A synthetic small molecule has been shown to nudge stem cells toward becoming neurons—an important step in guiding these precursors to develop into any type of tissue.
Stem cells are hailed for their potential to treat brain disorders in which specific neurons die off or are injured. Many such conditions affect areas where stem cells exist but don’t readily develop into neurons, thwarting efforts to boost production of replacement cells.
Molecular biologist Jenny Hsieh and colleagues at the University of Texas Southwestern Medical Center at Dallas had been looking for synthetic molecules that would guide stem cells to become cardiac muscle cells. But when some stem cells developed into neurons, the researchers took a closer look at the molecules they were screening.

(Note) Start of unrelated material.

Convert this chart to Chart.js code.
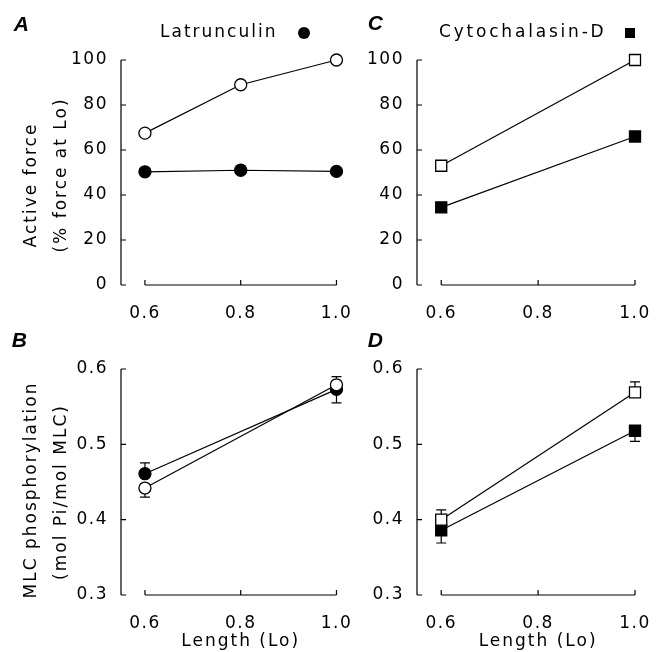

Hsieh and colleagues found in cultured cells derived from rodent brains that one, dubbed Isoxazole-9, increased the rate at which stem cells became neurons and kept them from dividing or becoming “support” cells called astrocytes. The findings were reported online June 17 in Nature Chemical Biology. Unpublished preliminary data show similar results with lines of human stem cells.
Isoxazole-9 appears to act directly on a stem cell’s DNA, activating genes called transcription factors, whose role is to turn on other genes. “The ultimate goal of stem cell research is to take a cell from a patient’s own body, take it back down to stem cell level, and coax it into the type of cell that’s needed,” says Hsieh. “While this one molecule by itself doesn’t make that possible, it does act on the DNA to help the cell ‘commit’ to becoming a neuron.”